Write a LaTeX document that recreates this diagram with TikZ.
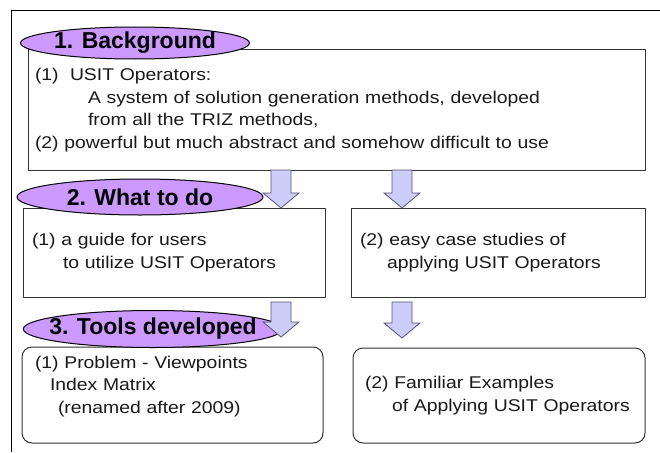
\documentclass[tikz,border=0pt]{standalone}
\usepackage{fontspec}
\setmainfont{Liberation Sans}
\newfontfamily\bodyfont[FakeStretch=1.14]{Liberation Sans}
\usepackage{xcolor}
\usetikzlibrary{calc, positioning, shapes.geometric}
\definecolor{ovalfill}{RGB}{204,153,255}
\definecolor{arrowfill}{RGB}{205,205,250}
\definecolor{arrowline}{RGB}{85,85,110}

\begin{document}
\begin{tikzpicture}[x=1pt, y=-1pt, line join=bevel,
    box/.style={draw=black!80, line width=1pt, outer sep=0pt, inner ysep=0pt,
                align=left, text=black!90, font=\bodyfont\fontsize{17}{22.5}\selectfont},
    oval/.style={draw, ellipse, fill=ovalfill, line width=1pt, inner sep=0pt,
                 font=\bfseries\fontsize{23}{23}\selectfont},
    blockarrow/.style={draw=arrowline, fill=arrowfill, line width=0.8pt, line join=miter,
      to path={let \p1=(\tikztostart), \p2=(\tikztotarget) in
        (\x1-10pt,\y1) -- (\x1+10pt,\y1) -- (\x1+10pt,\y2+15pt) -- (\x1+18pt,\y2+15pt)
        -- (\x1,\y2) -- (\x1-18pt,\y2+15pt) -- (\x1-10pt,\y2+15pt) -- cycle}}]
  \useasboundingbox (0,0) rectangle (660,452);
  % outer frame
  \draw[line width=1.5pt] (11.5,452) -- (11.5,10.5) -- (660,10.5);

  % boxes
  \node[box, inner xsep=7pt, text width=603pt, minimum height=120pt, anchor=north west]
    (bg) at (28,50) {(1)\ \ USIT Operators:\\
      \hspace*{53pt}A system of solution generation methods, developed\\
      \hspace*{53pt}from all the TRIZ methods,\\
      (2) powerful but much abstract and somehow difficult to use};
  \node[box, inner xsep=9pt, text width=284pt, minimum height=89pt, anchor=north west]
    (guide) at (23,208) {(1) a guide for users\\
      \hspace*{31pt}to utilize USIT Operators};
  \node[box, inner xsep=9pt, text width=276pt, minimum height=89pt, anchor=north west]
    (cases) at (351,208) {(2) easy case studies of\\
      \hspace*{27pt}applying USIT Operators};
  \node[box, rounded corners=10pt, inner xsep=13pt, text width=275pt, minimum height=96pt,
        anchor=north west] (matrix) at (22,347) {(1) Problem - Viewpoints\\
      \hspace*{15pt}Index Matrix\\
      \hspace*{23pt}(renamed after 2009)\\[-2pt]\mbox{}};
  \node[box, rounded corners=10pt, inner xsep=12pt, text width=268pt, minimum height=95pt,
        anchor=north west] (examples) at (353,348) {(2) Familiar Examples\\
      \hspace*{27pt}of Applying USIT Operators};

  % headings
  \node[oval, minimum width=228pt, minimum height=32pt] (head1) at (135,43) {1. Background};
  \node[oval, minimum width=246pt, minimum height=36pt] (head2) at (140,197) {2. What to do};
  \node[oval, inner xsep=-12pt, minimum width=258pt, minimum height=37pt] (head3) at (153,329)
    {3. Tools developed};

  % arrows
  \draw[blockarrow] (bg.south -| 281,0) to (guide.north -| 281,0);
  \draw[blockarrow] (bg.south -| 402,0) to (cases.north -| 402,0);
  \draw[blockarrow] ($(guide.south -| 281,0)+(0,5)$) to ($(matrix.north -| 281,0)+(0,-10)$);
  \draw[blockarrow] ($(cases.south -| 402,0)+(0,5)$) to ($(examples.north -| 402,0)+(0,-10)$);
\end{tikzpicture}
\end{document}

------

## What the task asks:
Starting at the top of the listing above, reproduce each line up to and including the one with "(11.5,10.5) -- (660,10.5);"; omit the pictures.

## Written solution:
Write a LaTeX document that recreates this diagram with TikZ.
\documentclass[tikz,border=0pt]{standalone}
\usepackage{fontspec}
\setmainfont{Liberation Sans}
\newfontfamily\bodyfont[FakeStretch=1.14]{Liberation Sans}
\usepackage{xcolor}
\usetikzlibrary{calc, positioning, shapes.geometric}
\definecolor{ovalfill}{RGB}{204,153,255}
\definecolor{arrowfill}{RGB}{205,205,250}
\definecolor{arrowline}{RGB}{85,85,110}

\begin{document}
\begin{tikzpicture}[x=1pt, y=-1pt, line join=bevel,
    box/.style={draw=black!80, line width=1pt, outer sep=0pt, inner ysep=0pt,
                align=left, text=black!90, font=\bodyfont\fontsize{17}{22.5}\selectfont},
    oval/.style={draw, ellipse, fill=ovalfill, line width=1pt, inner sep=0pt,
                 font=\bfseries\fontsize{23}{23}\selectfont},
    blockarrow/.style={draw=arrowline, fill=arrowfill, line width=0.8pt, line join=miter,
      to path={let \p1=(\tikztostart), \p2=(\tikztotarget) in
        (\x1-10pt,\y1) -- (\x1+10pt,\y1) -- (\x1+10pt,\y2+15pt) -- (\x1+18pt,\y2+15pt)
        -- (\x1,\y2) -- (\x1-18pt,\y2+15pt) -- (\x1-10pt,\y2+15pt) -- cycle}}]
  \useasboundingbox (0,0) rectangle (660,452);
  % outer frame
  \draw[line width=1.5pt] (11.5,452) -- (11.5,10.5) -- (660,10.5);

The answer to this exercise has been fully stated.